This sentence makes it feel more observable when you go to the polls, and it increased the effect of the letter by 50%. Making the letter more effective reduced the cost of getting an additional vote from $70 down to about $40.
Observability has been used to do things like get people to donate blood more frequently by listing the names of donors on local newsletters, or to pay their taxes on time by listing the names of delinquents on a public website.
What about this example? Toyota got hundreds of thousands of people to buy a more fuel-efficient car by making the Prius so unique that their good deed was observable from a mile away.
All right, so observability is great, but we all know, we’ve all seen people walk by an opportunity to do good. They’ll see somebody asking for money on the sidewalk and they’ll pull out their phones and look really busy, or they’ll go to the museum and they’ll waltz right on by the donation box.
Imagine it’s the holiday season and you’re going to the supermarket, and there’s a Salvation Army volunteer, and he’s ringing his bell.
A few years ago, researchers in San Diego teamed up with a local chapter from the Salvation Army to try to find ways to increase donations. What they found was kind of funny.
When the volunteer stood in front of just one door, people would avoid giving by going out the other door.
Well, because they can always claim, “Oh, I didn’t see the volunteer,” or, “I wanted to get something from over there,” or, “That’s where my car is.” In other words, there’s lots of excuses.
And that brings us to the second item on our checklist: to eliminate excuses.
In the case of the Salvation Army, eliminating excuses just means standing in front of both doors, and sure enough, when they did this, donations rose.
But that’s when things got kind of funny, even funnier. The researchers were out in the parking lot, and they were counting people as they came in and out of the store, and they noticed that when the volunteers stood in front of both doors, people stopped coming out of the store at all.
Obviously, they were surprised by this, so they decided to look into it further, and that’s when they found that there was actually a third, smaller utility door usually used to take out the recycling — and now people were going out that door in order to avoid the volunteers.
This teaches us an important lesson though. When we’re trying to eliminate excuses, we need to be very thorough, because people are really creative in making them.
All right, I want to switch to a setting where excuses can have deadly consequences.
What if I told you that the world’s deadliest infectious disease has a cure, in fact, that it’s had one for 70 years, a good one, one that works almost every time?
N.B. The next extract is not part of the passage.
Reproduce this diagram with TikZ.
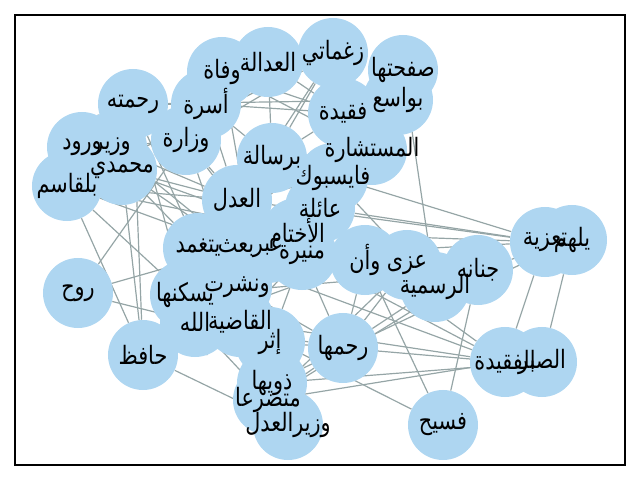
\documentclass[tikz,border=0pt]{standalone}
\usepackage{fontspec}
\newfontfamily\arabicfont[Script=Arabic, FakeStretch=0.82]{DejaVu Sans}
\TeXXeTstate=1
\usetikzlibrary{backgrounds}
\definecolor{nodeblue}{RGB}{174,214,241}
\definecolor{edgegray}{RGB}{149,165,166}
\newcommand{\artext}[1]{{\arabicfont\beginR #1\endR}}
\begin{document}
\begin{tikzpicture}[x=0.025cm, y=-0.025cm,
    vertex/.style={circle, fill=nodeblue, draw=none, minimum size=1.75cm, inner sep=0pt},
    wordlabel/.style={font=\fontsize{18}{18}\selectfont, inner sep=0pt, text=black},
    edge/.style={draw=edgegray, line width=0.85pt}
]
\useasboundingbox (0,0) rectangle (640,480);
\draw[line width=0.8pt] (15,15) rectangle (625,465);

% word nodes
\node[vertex] (zagh) at (333,53) {};
\node[vertex] (adala) at (268,62) {};
\node[vertex] (wafat) at (222,72) {};
\node[vertex] (safha) at (403,70) {};
\node[vertex] (rahmatuh) at (133,104) {};
\node[vertex] (usra) at (206,104) {};
\node[vertex] (bwasi) at (398,100) {};
\node[vertex] (faqida) at (343,113) {};
\node[vertex] (wizara) at (186,140) {};
\node[vertex] (wazir) at (112,147) {};
\node[vertex] (wurud) at (82,147) {};
\node[vertex] (muhammadi) at (122,170) {};
\node[vertex] (belqasem) at (67,186) {};
\node[vertex] (mustashara) at (372,150) {};
\node[vertex] (birisala) at (272,158) {};
\node[vertex] (facebook) at (333,178) {};
\node[vertex] (adl) at (237,200) {};
\node[vertex] (aila) at (320,208) {};
\node[vertex] (akhtam) at (297,233) {};
\node[vertex] (munira) at (302,255) {};
\node[vertex] (abr) at (268,248) {};
\node[vertex] (bath) at (236,248) {};
\node[vertex] (yataghammad) at (198,248) {};
\node[vertex] (aza) at (407,265) {};
\node[vertex] (waan) at (365,260) {};
\node[vertex] (rasmiya) at (435,287) {};
\node[vertex] (jananuh) at (478,270) {};
\node[vertex] (taziya) at (545,242) {};
\node[vertex] (yulhim) at (572,240) {};
\node[vertex] (ruh) at (78,293) {};
\node[vertex] (yuskinuha) at (185,295) {};
\node[vertex] (nasharat) at (237,287) {};
\node[vertex] (qadiya) at (240,322) {};
\node[vertex] (allah) at (195,322) {};
\node[vertex] (ithr) at (270,342) {};
\node[vertex] (rahimaha) at (343,348) {};
\node[vertex] (hafiz) at (143,355) {};
\node[vertex] (faqidaa) at (505,362) {};
\node[vertex] (sabr) at (542,362) {};
\node[vertex] (fasih) at (443,425) {};
\node[vertex] (dhawiha) at (272,383) {};
\node[vertex] (mutadarri) at (268,400) {};
\node[vertex] (waziradl) at (288,425) {};

% co-occurrence edges
\begin{scope}[on background layer]
\foreach \a/\b in {taziya/birisala, taziya/adl, taziya/aila, taziya/akhtam, taziya/munira, taziya/faqidaa,
    yulhim/sabr, yulhim/jananuh, yulhim/dhawiha, jananuh/fasih, jananuh/yuskinuha, jananuh/mutadarri,
    waan/faqidaa, rahimaha/faqidaa, mutadarri/faqidaa, munira/faqidaa, qadiya/faqidaa, dhawiha/sabr,
    sabr/faqidaa, fasih/waan, yuskinuha/fasih, safha/rasmiya, rasmiya/facebook, rasmiya/aza,
    rasmiya/rahimaha, hafiz/waziradl, belqasem/hafiz, hafiz/rahmatuh, hafiz/adl, hafiz/akhtam,
    hafiz/yuskinuha, hafiz/allah, hafiz/muhammadi, rahimaha/nasharat, rahimaha/allah, rahimaha/ithr,
    rahimaha/mutadarri, rahimaha/munira, rahimaha/aza, rahimaha/waan, allah/mutadarri, allah/qadiya,
    allah/yuskinuha, allah/ruh, allah/yataghammad, allah/waan, belqasem/yuskinuha, belqasem/akhtam,
    belqasem/muhammadi, belqasem/adl, belqasem/zagh, belqasem/bath, belqasem/wurud, ruh/wizara,
    ruh/bath, zagh/adl, zagh/birisala, zagh/adala, zagh/usra, zagh/wizara, zagh/faqida,
    rahmatuh/usra, rahmatuh/wizara, rahmatuh/bwasi, rahmatuh/yuskinuha, rahmatuh/yataghammad,
    usra/adala, usra/wafat, usra/faqida, usra/adl, usra/birisala, usra/wurud, wafat/adala,
    wafat/ithr, wafat/mustashara, wafat/faqida, adala/faqida, adala/birisala, adala/wizara,
    wizara/adl, wizara/nasharat, wizara/abr, wizara/muhammadi, wizara/wazir, wazir/adl, wazir/bath,
    wazir/wurud, wazir/muhammadi, wurud/muhammadi, muhammadi/adl, muhammadi/bath,
    muhammadi/yataghammad, muhammadi/akhtam, adl/abr, adl/birisala, adl/bath, adl/facebook,
    birisala/aila, birisala/facebook, birisala/faqida, birisala/mustashara, faqida/mustashara,
    faqida/bwasi, faqida/facebook, bwasi/yataghammad, bwasi/mustashara, bwasi/safha, safha/abr,
    safha/facebook, safha/mustashara, mustashara/aila, mustashara/munira, aila/akhtam, aila/munira,
    aila/facebook, akhtam/munira, akhtam/bath, munira/qadiya, munira/ithr, munira/waan, aza/waan,
    aza/jananuh, aza/mutadarri, waan/akhtam, ithr/qadiya, ithr/nasharat, ithr/dhawiha,
    dhawiha/mutadarri, dhawiha/waziradl, mutadarri/waziradl, nasharat/abr, nasharat/qadiya,
    yataghammad/faqidaa}
  \draw[edge] (\a) -- (\b);
\end{scope}

% labels on top of all circles
\foreach \n/\t in {zagh/زغماتي, adala/العدالة, wafat/وفاة, safha/صفحتها, rahmatuh/رحمته, usra/أسرة,
    bwasi/بواسع, faqida/فقيدة, wizara/وزارة, wazir/وزير, wurud/ورود, muhammadi/محمدي,
    belqasem/بلقاسم, mustashara/المستشارة, birisala/برسالة, facebook/فايسبوك, adl/العدل,
    aila/عائلة, akhtam/الأختام, munira/منيرة, abr/عبر, bath/بعث, yataghammad/يتغمد, aza/عزى,
    waan/وأن, rasmiya/الرسمية, jananuh/جنانه, taziya/تعزية, yulhim/يلهم, ruh/روح,
    yuskinuha/يسكنها, nasharat/ونشرت, qadiya/القاضية, allah/الله, ithr/إثر, rahimaha/رحمها,
    hafiz/حافظ, faqidaa/الفقيدة, sabr/الصبر, fasih/فسيح, dhawiha/ذويها, mutadarri/متضرعا,
    waziradl/وزيرالعدل}
  \node[wordlabel] (\n-l) at (\n) {\artext{\t}};
\end{tikzpicture}
\end{document}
It’s incredible, but it’s true. The disease is tuberculosis.
It infects some 10 million people a year, and it kills almost 2 million of them. Like the blackout prevention program, we’ve got the solution. The problem is people.
People need to take their medication so that they’re cured, and so that they don’t get other people sick. For a few years now, we’ve been collaborating with a mobile health startup called Keheala to support TB patients as they undergo treatment.
Now, you have to understand, TB treatment, it’s really tough. We’re talking about taking a really strong antibiotic every single day for six months or more. That antibiotic is so strong that it will make you feel sick. It will make you feel nauseous and dizzy. It will make your pee turn funny colors.
It’s also a problem because you have to go back to the clinic about every week in order to get more pills, and in sub-Saharan Africa or other places where TB is common, now you’re talking about going someplace pretty far, taking tough and slow public transport, maybe the clinic is inefficient.
So now you’re talking about taking a half day off of work every week from a job you desperately can’t afford to lose. It’s even worse when you consider the fact that there’s a terrible stigma, and you desperately don’t want people to find that you have the disease.
Some of the toughest stories we hear are actually from women who, in these places where domestic violence can be kind of common, they tell us that they have to hide it from their husbands that they’re coming to the clinic. So it’s no surprise that people don’t complete treatment.
Can our approach really help them? Can we really get them to stick it out? Yeah.
Every day, we text patients to remind them to take their medication, but if we stopped there, there’d be lots of excuses. “Well, I didn’t see the text” Or, “You know, I saw the text, but then I totally forgot, put the phone down and I just forgot about it.” Or, “I lent the phone out to my mom.”